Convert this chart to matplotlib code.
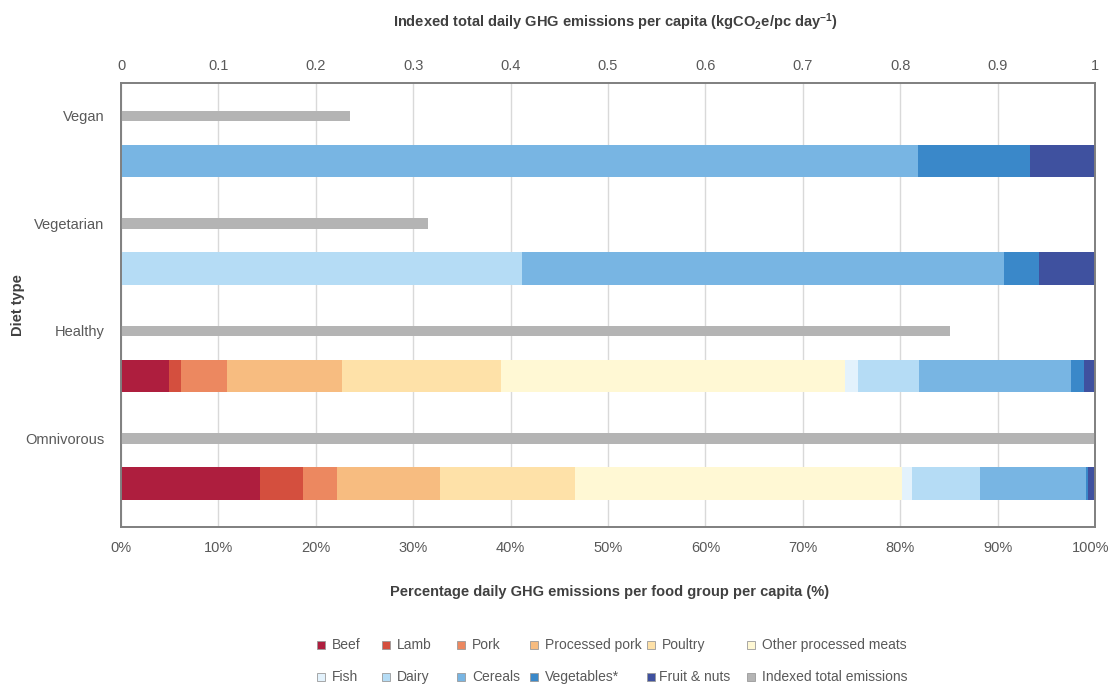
import numpy as np
import matplotlib
matplotlib.use('Agg')
import matplotlib.pyplot as plt
from matplotlib.lines import Line2D
from matplotlib.transforms import ScaledTranslation

plt.rcParams['font.family'] = ['Liberation Sans', 'DejaVu Sans']
plt.rcParams['mathtext.fontset'] = 'custom'
plt.rcParams['mathtext.rm'] = 'Liberation Sans:bold'
plt.rcParams['mathtext.it'] = 'Liberation Sans:bold'

# diets, top to bottom
diets = ['Vegan', 'Vegetarian', 'Healthy', 'Omnivorous']

# share of daily GHG emissions per food group (%)
beef = [0, 0, 4.9, 14.3]
lamb = [0, 0, 1.3, 4.4]
pork = [0, 0, 4.7, 3.5]
processed_pork = [0, 0, 11.8, 10.6]
poultry = [0, 0, 16.3, 13.8]
other_processed = [0, 0, 35.3, 33.6]
fish = [0, 0, 1.4, 1.0]
dairy = [0, 41.2, 6.2, 7.0]
cereals = [81.8, 49.5, 15.6, 10.9]
vegetables = [11.5, 3.5, 1.4, 0.2]
fruit_nuts = [6.7, 5.8, 1.1, 0.7]

# indexed total daily emissions (omnivorous = 1)
indexed_total = [0.235, 0.315, 0.851, 1.0]

groups = ['Beef', 'Lamb', 'Pork', 'Processed pork', 'Poultry', 'Other processed meats',
          'Fish', 'Dairy', 'Cereals', 'Vegetables*', 'Fruit & nuts']
series = [beef, lamb, pork, processed_pork, poultry, other_processed,
          fish, dairy, cereals, vegetables, fruit_nuts]
colors = ['#AE1E3E', '#D44F3E', '#EC8860', '#F7BC80', '#FEE1A8', '#FFF8D4',
          '#E3F2FC', '#B5DCF5', '#78B5E3', '#3A88C9', '#3F519F']
gray = '#B4B4B4'

W, H = 1110, 686
fig = plt.figure(figsize=(W / 100, H / 100), dpi=100)
ax = fig.add_axes([121 / W, 1 - 527 / H, 974 / W, 444 / H])

y = np.arange(len(diets))
left = np.zeros(len(diets))
for vals, c in zip(series, colors):
    ax.barh(y + 0.21, vals, left=left, height=0.30, color=c, linewidth=0)
    left += np.array(vals)

ax.set_xlim(0, 100)
ax.set_ylim(3.614, -0.516)
ax.set_xticks(np.arange(0, 101, 10))
ax.set_xticklabels([f'{v}%' for v in range(0, 101, 10)])
ax.set_yticks(y - 0.21)
ax.set_yticklabels(diets)
ax.grid(axis='x', color='#D9D9D9', linewidth=1)
ax.set_axisbelow(True)
ax.tick_params(axis='x', length=0, pad=10, labelsize=10.5, labelcolor='#595959')
ax.tick_params(axis='y', length=0, pad=12, labelsize=10.5, labelcolor='#595959')

# keep "100%" inside the canvas
last = ax.get_xticklabels()[-1]
last.set_transform(last.get_transform() + ScaledTranslation(-3 / 72, 0, fig.dpi_scale_trans))

ax2 = ax.twiny()
ax2.barh(y - 0.21, indexed_total, height=0.10, color=gray, linewidth=0)
ax2.set_xlim(0, 1)
ax2.set_xticks(np.arange(0, 1.01, 0.1))
ax2.set_xticklabels(['0'] + [f'{v:.1f}' for v in np.arange(0.1, 0.95, 0.1)] + ['1'])
ax2.tick_params(axis='x', length=0, pad=7, labelsize=10.5, labelcolor='#595959')

for a in (ax, ax2):
    for s in a.spines.values():
        s.set_color('#7F7F7F')
        s.set_linewidth(1.2)

title_kw = dict(fontsize=10.5, fontweight='bold', color='#404040', ha='center', va='center')
fig.text(615 / W, 1 - 22 / H,
         r'Indexed total daily GHG emissions per capita (kgCO$_2$e/pc day$^{-1}$)', **title_kw)
fig.text(610 / W, 1 - 592 / H,
         'Percentage daily GHG emissions per food group per capita (%)', **title_kw)
fig.text(18 / W, 1 - 305 / H, 'Diet type', rotation=90, **title_kw)

# legend, two rows of six
legend_labels = groups + ['Indexed total emissions']
legend_colors = colors + [gray]
col_x = [321, 386, 461, 534, 651, 751]
row_y = [645, 677]
for i, (lab, c) in enumerate(zip(legend_labels, legend_colors)):
    r, k = divmod(i, 6)
    px, py = col_x[k], row_y[r]
    fig.add_artist(Line2D([px / W], [1 - py / H], marker='s', markersize=6,
                          markerfacecolor=c, markeredgecolor='#9A9A9A',
                          markeredgewidth=0.6, linestyle='none',
                          transform=fig.transFigure))
    tx = px + (8 if lab == 'Fruit & nuts' else 11)
    fig.text(tx / W, 1 - py / H, lab, fontsize=10, color='#595959',
             ha='left', va='center')

fig.savefig('out.png', dpi=100)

⁂

> Set problem:
Extract, word for word, each line from the top of the data down to and including the line with "pad=12, labelsize=10.5, labelcolor='#595959')"; skip the pictures.

> Complete response:
Convert this chart to matplotlib code.
import numpy as np
import matplotlib
matplotlib.use('Agg')
import matplotlib.pyplot as plt
from matplotlib.lines import Line2D
from matplotlib.transforms import ScaledTranslation

plt.rcParams['font.family'] = ['Liberation Sans', 'DejaVu Sans']
plt.rcParams['mathtext.fontset'] = 'custom'
plt.rcParams['mathtext.rm'] = 'Liberation Sans:bold'
plt.rcParams['mathtext.it'] = 'Liberation Sans:bold'

# diets, top to bottom
diets = ['Vegan', 'Vegetarian', 'Healthy', 'Omnivorous']

# share of daily GHG emissions per food group (%)
beef = [0, 0, 4.9, 14.3]
lamb = [0, 0, 1.3, 4.4]
pork = [0, 0, 4.7, 3.5]
processed_pork = [0, 0, 11.8, 10.6]
poultry = [0, 0, 16.3, 13.8]
other_processed = [0, 0, 35.3, 33.6]
fish = [0, 0, 1.4, 1.0]
dairy = [0, 41.2, 6.2, 7.0]
cereals = [81.8, 49.5, 15.6, 10.9]
vegetables = [11.5, 3.5, 1.4, 0.2]
fruit_nuts = [6.7, 5.8, 1.1, 0.7]

# indexed total daily emissions (omnivorous = 1)
indexed_total = [0.235, 0.315, 0.851, 1.0]

groups = ['Beef', 'Lamb', 'Pork', 'Processed pork', 'Poultry', 'Other processed meats',
          'Fish', 'Dairy', 'Cereals', 'Vegetables*', 'Fruit & nuts']
series = [beef, lamb, pork, processed_pork, poultry, other_processed,
          fish, dairy, cereals, vegetables, fruit_nuts]
colors = ['#AE1E3E', '#D44F3E', '#EC8860', '#F7BC80', '#FEE1A8', '#FFF8D4',
          '#E3F2FC', '#B5DCF5', '#78B5E3', '#3A88C9', '#3F519F']
gray = '#B4B4B4'

W, H = 1110, 686
fig = plt.figure(figsize=(W / 100, H / 100), dpi=100)
ax = fig.add_axes([121 / W, 1 - 527 / H, 974 / W, 444 / H])

y = np.arange(len(diets))
left = np.zeros(len(diets))
for vals, c in zip(series, colors):
    ax.barh(y + 0.21, vals, left=left, height=0.30, color=c, linewidth=0)
    left += np.array(vals)

ax.set_xlim(0, 100)
ax.set_ylim(3.614, -0.516)
ax.set_xticks(np.arange(0, 101, 10))
ax.set_xticklabels([f'{v}%' for v in range(0, 101, 10)])
ax.set_yticks(y - 0.21)
ax.set_yticklabels(diets)
ax.grid(axis='x', color='#D9D9D9', linewidth=1)
ax.set_axisbelow(True)
ax.tick_params(axis='x', length=0, pad=10, labelsize=10.5, labelcolor='#595959')
ax.tick_params(axis='y', length=0, pad=12, labelsize=10.5, labelcolor='#595959')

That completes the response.